Mr. Diggs has been gettin busy lately, getting himself all these perks so he can get me my minerals. And I wants my minerals.
Fuck these giant-ass butterflies and their palette-swapped cousins with their giant slap maneuver that somehow functions as an AoE attack just fuck them all with their pollen-spreading wings FUCK THEM.
Look, I'm not going to ask why you need the meat from a butterfly, but please don't snort that dust. You don't know where it's been, man!
Wow, Solid Snake was a goddamn pussy. Who needs gas masks or gas-dispelling magic? Just march on through that shit!
Also if I ever write "Solid Snake was a goddamn pussy" unironically, you (the reader) have the permission to slap the taste out of my mouth until I repent
Anyways...after slaughtering yet more albic qsiti and other annoying wildlife that has slithered into these catacombs, we finally reach the door to the research lab.

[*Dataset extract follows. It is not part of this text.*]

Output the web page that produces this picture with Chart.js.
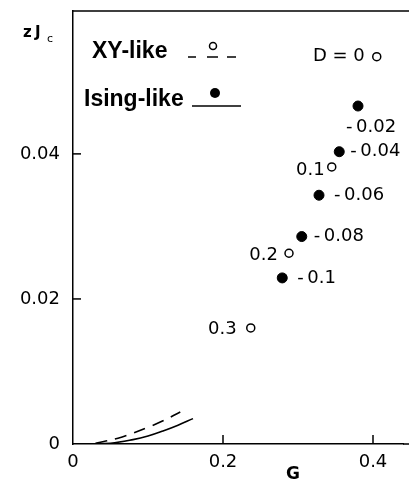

What might that bright light be?
Mr. Sykes is watching the latest episode of Ore no Imōto ga Konna ni Kawaii Wake ga Nai in his dark room.
He quickly switches it to a family picture upon hearing people approach.
John Sykes: Holy crap! Uh, Rush? What are you doing here?
Rush: Me? How did you get in here without having to fight all those midget albino frog-people and giant bugs? I mean, seriously?
John: [ignoring him] You, you're the Marquis of Athlum!
David: I heard you have something for us?
John: Oh yeah, just got this thing, let me open up the box...
John: This...is what Irina's kidnappers are after. It has the power to pull Remnants into...a deep slumber. Your mom developed it.
Rush: Mom? Where is she?
John: Trying to lure away that white mage with the false promise of an open mic and free booze.
Rush: Are you serious?
John: Trust me, with this thing on our side, as long as it doesn't conveniently fall into enemy hands through some contrived plot device, we'll be able to get Irina back easily.
Torgal: Look, let's get back to the embassy now. We can talk about the context of this situation later.
For those of you who played Final Fantasy 2/4: you remember the times where your party would fight their way to a magic crystal only to inevitably clear the path for the bad guy to snatch it away from them while they just stood there slack-jawed and watched? Well, just keep watching...
John Sykes spontaneously catches on fire, yet seems strangely non-chalant about it after the first few seconds.
Wagram: Your wife lied to me John! Not only was there no open mic, but they charged 10G for a tall glass. 10. Gees. Now you will be paying that back, one way or another.
Rush: You just lit my dad on fire! What the hell?
Wagram: Well, if he didn't want to be a test subject for my next routine, maybe he shouldn't have tricked me!
Rush: How is spontaneously bursting into flames supposed to be funny?
Wagram: It isn't?
Emma: No Rush, he may be an awful comedian, but don't throw that at him! We all risked our lives to get that tablet!
Rush: Wait, what?
Rush has little time to contemplate it before the Flaming Dad smacks it out of Rush's hand.
Wagram: Aha! Proof of my first official heckling! I'll be sure to use this tablet as a stepping stone on my path to stardom!
Rush: Wait, we actually need that!
Wagram: No backsies.
Well, so much for all that work. Rush's dad is unconscious and we lost the one thing he was working on that could have helped us save Irina and/or the world. All we have to show for it are a slew of dead albino midgets and giant bugs. GG, Rush.
One convenient teleport to the Athlumian Embassy later...
Rush: So how's my dad?
Pagus: Well, he's not dead. Apparently fire doesn't actually kill people anymore, but he's in a bit of shock from listening to Wagram's bad jokes.
David: Much as I hate to say it, we'll need to find Wagram if we want to find Irina and that tablet...but what did he mean about Ms. Sykes distracting him?
Emma: I might have an idea about where Rush's mother is.
Torgal: You're telling us this now.
Emma: Yes. I would like to travel there alone with Rush.
David: Well, it's clear I have no say in the matter. Be safe.
Torgal: But...you're the Marqui--
David: *AHEM* OH GEE IT'S A SHAME I CAN'T DO ANYTHING HERE! Have fun, you two.